Data segment:
⁂

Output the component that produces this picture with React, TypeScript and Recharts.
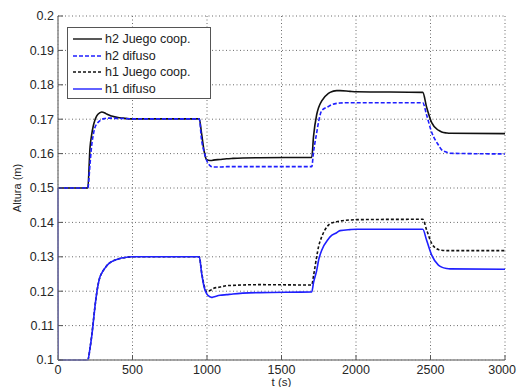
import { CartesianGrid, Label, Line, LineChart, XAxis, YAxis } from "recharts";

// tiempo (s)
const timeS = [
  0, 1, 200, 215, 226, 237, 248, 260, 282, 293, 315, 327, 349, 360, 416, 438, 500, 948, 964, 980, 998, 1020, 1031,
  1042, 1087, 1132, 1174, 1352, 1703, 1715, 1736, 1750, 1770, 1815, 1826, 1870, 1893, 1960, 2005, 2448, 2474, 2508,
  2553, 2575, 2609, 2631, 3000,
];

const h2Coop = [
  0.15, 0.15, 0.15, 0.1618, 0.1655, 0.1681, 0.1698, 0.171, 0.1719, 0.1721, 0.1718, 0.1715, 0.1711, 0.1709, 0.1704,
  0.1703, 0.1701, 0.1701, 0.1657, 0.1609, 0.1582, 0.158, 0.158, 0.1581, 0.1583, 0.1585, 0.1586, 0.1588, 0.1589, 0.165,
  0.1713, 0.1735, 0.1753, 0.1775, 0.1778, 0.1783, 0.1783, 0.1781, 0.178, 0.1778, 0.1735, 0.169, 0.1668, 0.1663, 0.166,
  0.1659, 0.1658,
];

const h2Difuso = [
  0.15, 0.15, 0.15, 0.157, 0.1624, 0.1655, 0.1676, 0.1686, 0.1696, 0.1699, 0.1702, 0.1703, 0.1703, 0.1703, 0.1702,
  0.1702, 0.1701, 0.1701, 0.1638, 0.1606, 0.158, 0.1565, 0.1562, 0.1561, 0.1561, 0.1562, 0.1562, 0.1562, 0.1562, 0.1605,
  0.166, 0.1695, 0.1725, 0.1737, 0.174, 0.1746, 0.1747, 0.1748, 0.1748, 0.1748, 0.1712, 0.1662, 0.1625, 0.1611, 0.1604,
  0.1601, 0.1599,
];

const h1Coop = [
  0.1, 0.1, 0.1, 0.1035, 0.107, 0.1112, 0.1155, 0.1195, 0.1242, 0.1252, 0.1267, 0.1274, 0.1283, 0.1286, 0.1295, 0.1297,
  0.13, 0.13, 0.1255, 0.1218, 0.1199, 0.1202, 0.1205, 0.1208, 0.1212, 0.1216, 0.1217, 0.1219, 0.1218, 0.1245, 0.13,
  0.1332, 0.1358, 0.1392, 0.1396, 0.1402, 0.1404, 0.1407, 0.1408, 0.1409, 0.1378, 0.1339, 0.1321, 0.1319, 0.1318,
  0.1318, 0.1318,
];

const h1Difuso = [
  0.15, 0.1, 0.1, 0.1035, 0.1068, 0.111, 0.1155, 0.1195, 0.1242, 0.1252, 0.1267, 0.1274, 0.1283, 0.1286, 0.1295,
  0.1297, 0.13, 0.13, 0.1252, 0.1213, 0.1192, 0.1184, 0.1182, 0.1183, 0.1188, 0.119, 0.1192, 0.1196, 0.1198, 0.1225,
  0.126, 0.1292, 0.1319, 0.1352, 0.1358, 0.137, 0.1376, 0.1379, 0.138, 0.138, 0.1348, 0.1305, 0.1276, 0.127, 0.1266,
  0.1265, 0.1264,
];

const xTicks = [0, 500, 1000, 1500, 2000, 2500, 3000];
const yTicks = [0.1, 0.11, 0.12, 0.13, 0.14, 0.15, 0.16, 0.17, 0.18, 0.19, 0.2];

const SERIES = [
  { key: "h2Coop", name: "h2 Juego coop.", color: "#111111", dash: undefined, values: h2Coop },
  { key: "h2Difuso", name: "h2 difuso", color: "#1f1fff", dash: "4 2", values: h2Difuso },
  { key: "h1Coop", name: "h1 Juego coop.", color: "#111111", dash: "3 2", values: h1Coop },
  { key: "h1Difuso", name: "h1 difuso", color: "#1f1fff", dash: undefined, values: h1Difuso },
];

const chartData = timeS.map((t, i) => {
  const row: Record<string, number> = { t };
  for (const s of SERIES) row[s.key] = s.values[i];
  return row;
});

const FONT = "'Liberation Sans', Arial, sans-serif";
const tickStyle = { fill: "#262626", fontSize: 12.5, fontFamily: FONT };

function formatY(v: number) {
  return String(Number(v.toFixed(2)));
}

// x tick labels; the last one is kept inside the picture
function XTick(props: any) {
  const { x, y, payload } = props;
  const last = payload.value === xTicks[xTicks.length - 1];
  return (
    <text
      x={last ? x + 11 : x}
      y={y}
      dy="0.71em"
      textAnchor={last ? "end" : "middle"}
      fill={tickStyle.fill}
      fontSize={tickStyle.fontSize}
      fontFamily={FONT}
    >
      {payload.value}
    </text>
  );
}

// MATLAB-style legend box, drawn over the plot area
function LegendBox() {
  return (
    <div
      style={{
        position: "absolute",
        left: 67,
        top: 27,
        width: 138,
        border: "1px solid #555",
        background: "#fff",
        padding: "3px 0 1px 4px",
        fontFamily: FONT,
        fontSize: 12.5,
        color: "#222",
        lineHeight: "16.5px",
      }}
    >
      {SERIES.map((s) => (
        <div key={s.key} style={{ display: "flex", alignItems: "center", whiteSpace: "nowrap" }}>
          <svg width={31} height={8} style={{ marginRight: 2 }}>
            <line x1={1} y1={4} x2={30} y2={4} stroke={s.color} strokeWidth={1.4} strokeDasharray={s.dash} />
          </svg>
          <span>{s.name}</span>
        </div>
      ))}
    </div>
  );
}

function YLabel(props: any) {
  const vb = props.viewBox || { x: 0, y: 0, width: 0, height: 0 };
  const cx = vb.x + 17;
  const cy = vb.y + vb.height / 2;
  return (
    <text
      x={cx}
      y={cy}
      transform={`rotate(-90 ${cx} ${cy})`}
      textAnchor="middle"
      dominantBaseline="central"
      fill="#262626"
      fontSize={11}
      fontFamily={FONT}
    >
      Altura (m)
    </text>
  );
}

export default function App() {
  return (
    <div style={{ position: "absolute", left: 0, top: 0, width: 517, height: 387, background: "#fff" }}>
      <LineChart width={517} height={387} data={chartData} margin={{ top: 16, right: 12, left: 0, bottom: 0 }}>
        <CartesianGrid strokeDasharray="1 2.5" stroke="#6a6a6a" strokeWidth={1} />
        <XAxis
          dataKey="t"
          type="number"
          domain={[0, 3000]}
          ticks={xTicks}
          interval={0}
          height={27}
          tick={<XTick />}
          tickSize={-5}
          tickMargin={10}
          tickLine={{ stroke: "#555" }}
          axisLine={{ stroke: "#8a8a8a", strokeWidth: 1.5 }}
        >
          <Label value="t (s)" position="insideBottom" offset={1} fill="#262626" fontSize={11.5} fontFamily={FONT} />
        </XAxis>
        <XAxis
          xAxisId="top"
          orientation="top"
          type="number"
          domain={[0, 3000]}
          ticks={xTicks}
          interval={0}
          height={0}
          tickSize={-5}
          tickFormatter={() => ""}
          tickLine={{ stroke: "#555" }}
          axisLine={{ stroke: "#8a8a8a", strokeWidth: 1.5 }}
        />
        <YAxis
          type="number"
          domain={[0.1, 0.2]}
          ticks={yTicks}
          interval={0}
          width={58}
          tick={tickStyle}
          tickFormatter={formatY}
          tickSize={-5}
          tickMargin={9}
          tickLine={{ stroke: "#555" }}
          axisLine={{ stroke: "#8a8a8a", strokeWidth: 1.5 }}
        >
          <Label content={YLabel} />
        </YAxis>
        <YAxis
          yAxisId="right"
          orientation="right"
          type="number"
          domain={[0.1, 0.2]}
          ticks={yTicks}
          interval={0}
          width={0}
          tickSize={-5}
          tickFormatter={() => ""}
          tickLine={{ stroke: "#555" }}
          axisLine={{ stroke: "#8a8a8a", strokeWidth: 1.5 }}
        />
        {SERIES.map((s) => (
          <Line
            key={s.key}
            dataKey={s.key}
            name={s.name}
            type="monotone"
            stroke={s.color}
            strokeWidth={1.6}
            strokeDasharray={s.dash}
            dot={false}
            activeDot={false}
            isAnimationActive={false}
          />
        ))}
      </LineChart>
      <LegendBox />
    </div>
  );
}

⁂

Job: Repeat, exactly and in full, each line from the start of the data to the line that contains "LineChart, XAxis, YAxis". Pictures do not go in.

Task solution:
Output the component that produces this picture with React, TypeScript and Recharts.
import { CartesianGrid, Label, Line, LineChart, XAxis, YAxis } from "recharts";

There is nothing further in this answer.